Así, el Tuti debía recurrir -todo sea por el bel canto- a una medida desesperada. Se acercaba a un amigo de confianza y le pedía al oído, siempre con las mismas palabras:

-Provoca que cante.

El amigo entonces debía representar la pequeña comedia que esperaba el Tuti:

-Señoras y señores, amigas y amigos todos: creo que ha llegado el momento de abrirle un espacio a la música. Quisiera rogarle a nuestro querido compañero y excelente cantante, ese gran valor de Parras, el Tuti Vidaña, que nos deleite con una de esas arias que canta como sólo él sabe hacerlo.

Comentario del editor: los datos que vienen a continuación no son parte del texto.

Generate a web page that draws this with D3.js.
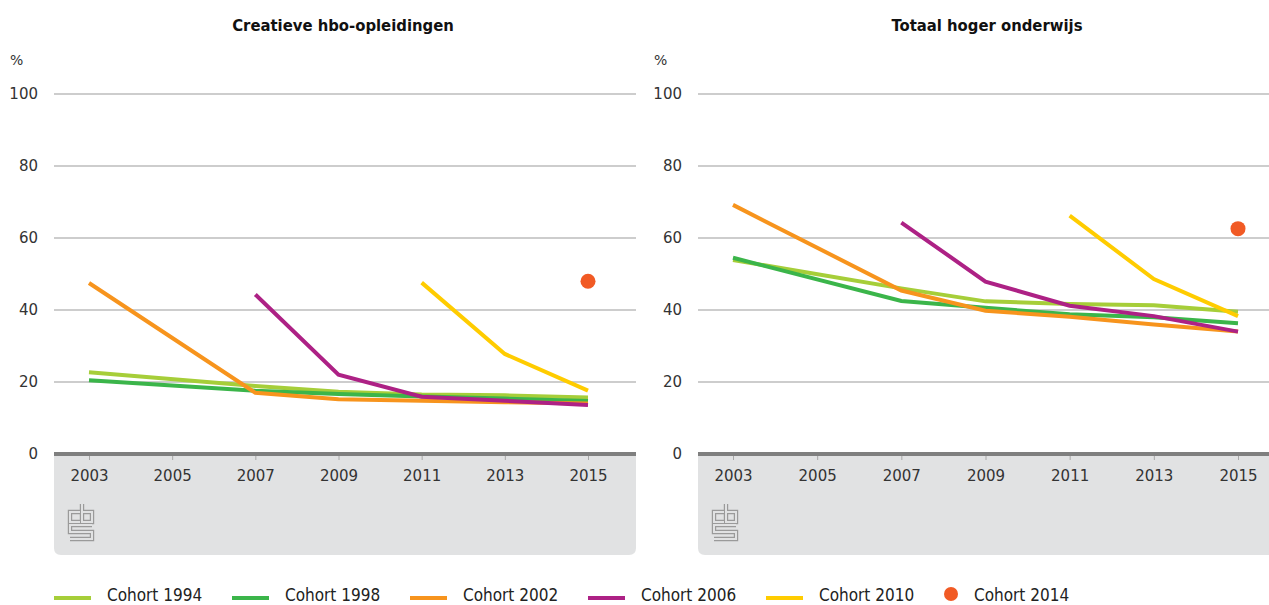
<!DOCTYPE html>
<html>
<head>
<meta charset="utf-8">
<script src="https://cdn.jsdelivr.net/npm/d3@7"></script>
<style>
  body { margin: 0; background: #fff; }
  svg { display: block; font-family: "DejaVu Sans", sans-serif; }
  .tick-label { font-family: "DejaVu Sans", sans-serif; font-size: 15px; fill: #333; }
  .title { font-family: "DejaVu Sans Condensed", "DejaVu Sans", sans-serif; font-weight: bold; font-size: 16.5px; fill: #111; }
  .legend-label { font-family: "DejaVu Sans Condensed", "DejaVu Sans", sans-serif; font-size: 17px; fill: #222; }
</style>
</head>
<body>
<svg id="chart" width="1269" height="605"></svg>
<script>
// years on the x axis (2005 has no observations)
const years = [2003, 2005, 2007, 2009, 2011, 2013, 2015];
const yTicks = [0, 20, 40, 60, 80, 100];
const cohorts = ["Cohort 1994", "Cohort 1998", "Cohort 2002", "Cohort 2006", "Cohort 2010", "Cohort 2014"];
const colors = ["#a6ce39", "#3bb54a", "#f7941d", "#ad2185", "#ffcc00", "#f15a24"];
const titles = ["Creatieve hbo-opleidingen", "Totaal hoger onderwijs"];

// Creatieve hbo-opleidingen, % per year
const creatief1994 = [22.7, null, 18.9, 17.3, 16.5, 16.3, 15.7];
const creatief1998 = [20.5, null, 17.6, 16.7, 16.0, 15.4, 14.7];
const creatief2002 = [47.5, null, 17.0, 15.2, 14.8, 14.4, 14.0];
const creatief2006 = [null, null, 44.3, 22.0, 15.9, 14.8, 13.6];
const creatief2010 = [null, null, null, null, 47.6, 27.8, 17.6];
const creatief2014 = [null, null, null, null, null, null, 48.0];

// Totaal hoger onderwijs, % per year
const totaal1994 = [53.9, null, 46.0, 42.4, 41.7, 41.3, 39.5];
const totaal1998 = [54.5, null, 42.5, 40.6, 38.8, 38.0, 36.3];
const totaal2002 = [69.2, null, 45.4, 39.8, 38.1, 36.0, 34.0];
const totaal2006 = [null, null, 64.3, 47.9, 41.2, 38.3, 34.0];
const totaal2010 = [null, null, null, null, 66.2, 48.6, 38.3];
const totaal2014 = [null, null, null, null, null, null, 62.6];

const panels = [
  { title: titles[0], series: [creatief1994, creatief1998, creatief2002, creatief2006, creatief2010, creatief2014],
    left: 54, right: 636, x0: 89, x1: 588, labelX: 38 },
  { title: titles[1], series: [totaal1994, totaal1998, totaal2002, totaal2006, totaal2010, totaal2014],
    left: 698, right: 1290, x0: 733, x1: 1238, labelX: 682 }
];

const svg = d3.select("#chart");
const yScale = d3.scaleLinear().domain([0, 100]).range([454, 94]);
const panelBottom = 555;

function drawLogo(g) {
  // small cbs mark: thick grey stroke with a thin panel coloured stroke on top
  const d = "M12,9 H2 V19 H12 M14,1 V19 H24 V9 H14 M24,22 H2 V29 H24 V36 H2";
  g.append("path").attr("d", d).attr("fill", "none")
    .attr("stroke", "#9a9a9a").attr("stroke-width", 4.4);
  g.append("path").attr("d", d).attr("fill", "none")
    .attr("stroke", "#e1e2e3").attr("stroke-width", 2);
}

panels.forEach(p => {
  const g = svg.append("g");
  const xScale = d3.scaleLinear().domain([2003, 2015]).range([p.x0, p.x1]);

  // grey area below the x axis
  const r = 7, top = 455, L = p.left, R = p.right, B = panelBottom;
  g.append("path")
    .attr("d", `M${L},${top} H${R} V${B - r} Q${R},${B} ${R - r},${B} H${L + r} Q${L},${B} ${L},${B - r} Z`)
    .attr("fill", "#e1e2e3");

  // title
  g.append("text").attr("class", "title")
    .attr("x", (p.left + Math.min(p.right, 1280)) / 2 - 2).attr("y", 31)
    .attr("text-anchor", "middle").text(p.title);

  // unit
  g.append("text").attr("class", "tick-label")
    .attr("x", p.left - 44).attr("y", 65).style("font-size", "14px").text("%");

  // gridlines and y labels
  yTicks.forEach(t => {
    if (t > 0) {
      g.append("line")
        .attr("x1", p.left).attr("x2", p.right)
        .attr("y1", yScale(t)).attr("y2", yScale(t))
        .attr("stroke", "#bdbdbd").attr("stroke-width", 1.5);
    }
    g.append("text").attr("class", "tick-label")
      .attr("x", p.labelX).attr("y", yScale(t))
      .attr("dy", "0.35em").attr("text-anchor", "end").text(t);
  });

  // x axis
  const xAxis = d3.axisBottom(xScale).tickValues(years).tickFormat(d3.format("d"))
    .tickSize(6).tickPadding(10);
  const ax = g.append("g").attr("transform", `translate(0,${yScale(0)})`).call(xAxis)
    .attr("font-family", null).attr("font-size", null);
  ax.select(".domain").remove();
  ax.selectAll(".tick line").attr("stroke", "#a8a8a8").attr("stroke-width", 1);
  ax.selectAll(".tick text").attr("class", "tick-label").attr("fill", null);
  g.append("line")
    .attr("x1", p.left).attr("x2", p.right)
    .attr("y1", yScale(0)).attr("y2", yScale(0))
    .attr("stroke", "#7f7f7f").attr("stroke-width", 4);

  drawLogo(g.append("g").attr("transform", `translate(${p.left + 14},${503})`));

  // cohort lines
  const line = d3.line().x(d => xScale(d[0])).y(d => yScale(d[1]));
  p.series.forEach((vals, i) => {
    const pts = years.map((y, j) => [y, vals[j]]).filter(d => d[1] != null);
    if (pts.length > 1) {
      g.append("path").datum(pts)
        .attr("d", line).attr("fill", "none")
        .attr("stroke", colors[i]).attr("stroke-width", 4)
        .attr("stroke-linejoin", "miter");
    } else {
      g.selectAll(null).data(pts).join("circle")
        .attr("cx", d => xScale(d[0])).attr("cy", d => yScale(d[1]))
        .attr("r", 7.5).attr("fill", colors[i]);
    }
  });
});

// legend
const legend = svg.append("g").attr("transform", "translate(54,595)");
cohorts.forEach((c, i) => {
  const item = legend.append("g").attr("transform", `translate(${i * 178},0)`);
  if (i < 5) {
    item.append("line").attr("x1", 0).attr("x2", 37).attr("y1", 3).attr("y2", 3)
      .attr("stroke", colors[i]).attr("stroke-width", 4);
  } else {
    item.append("circle").attr("cx", 7).attr("cy", -1).attr("r", 7).attr("fill", colors[i]);
  }
  item.append("text").attr("class", "legend-label")
    .attr("x", i < 5 ? 53 : 30).attr("y", 0).attr("dy", "0.35em").text(c);
});
</script>
</body>
</html>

El Tuti fingía sorpresa al verse solicitado así, tan de repente. Se hacía un poquito del rogar -un poquitito nada más, no fuera que la gente regresara al repertorio popular-, y luego interpretaba no una ni dos, sino seis o siete de esas arias que cantaba como él sólo sabía hacerlo.

En cierto centro social de Parras había un mesero al que le daba por bailar flamenco. No quiero decir que todos los bailaores de flamenco sean iguales, pero recuerdo que hubo un tiempo en que a los ahora llamados gays se les designaba -entre una nomenclatura variadísima- con el calificativo de “flamencos”. Esa palabra tenía otra connotación bien distinta: servía también para calificar a quien se enojaba.

-No sé por qué se puso flamenco. Lo único que hice fue pedirle que me prestara a su hermana.

Recuerdo en este momento, no sé por qué, a dos laguneros de Torreón que estaban de visita en la Ciudad de México. Quisieron conocer el Prendes, famoso restaurante. El mesero, hombre ventripotente y arrogante, les tomó la orden con aire desdeñoso -no eran de los habitués-, los ojos semicerrados y la nariz apuntando al techo. Preguntó uno de los visitantes:

-¿Están frescos los camarones, pelao?

El camarero se atufó. Altanero, respondió con ofendida dignidad:

-Señor: está usted en el Prendes.

Y el lagunero, picándole la panza con el índice:

-No te pongas flamenco, pinche panzón.

Pero vuelvo al otro mesero. Le daba por bailar flamenco, ya lo dije. También estaba solo en su afición, pues no había en toda la comarca un tablao donde pudiera dar libre curso a su afición gitana. De vez en cuando, sin embargo -un poco quizá por divertirse-, los clientes del bar le pedían que les bailara algo. Entonces el mesero subía a una mesa, que era para él como subir al cielo, y daba libre curso a su arte coreográfico.

Cierta noche un grupo de bebedores pidió que viniera el bailaor. Acudió el aludido, modoso y recatado, las manos metidas en los bolsillos del pantalón, a preguntar con voz humilde en qué podía servir a los señores.

-Queremos que nos bailes algo -pidió uno de los circunstantes.

Respondió él:

-Perdonarán los caballeros, pero no vengo preparado.

Y así diciendo inclinaba la cabeza, sin sacarse las manos de las bolsas, como apenado por su falta de preparación.

-Anda, anda; no te pongas flamenco -insistió otro-. Báilanos aunque sea.

-Es que no me preparé -repitió el mesero. Y seguía con las manos metidas en los bolsillos, como para subrayar su decisión de no bailar.

Uno de los clientes, buen psicólogo, le dijo entonces:

-No podemos irnos de Parras sin admirar tu arte. Nos dicen que bailas mejor que Sarita Montiel.

No necesitó más el susodicho para acceder a compartir su arte con el mundo. Aunque no se había preparado sacó inmediatamente las manos de los bolsillos. En ellas traía puestas ya las castañuelas.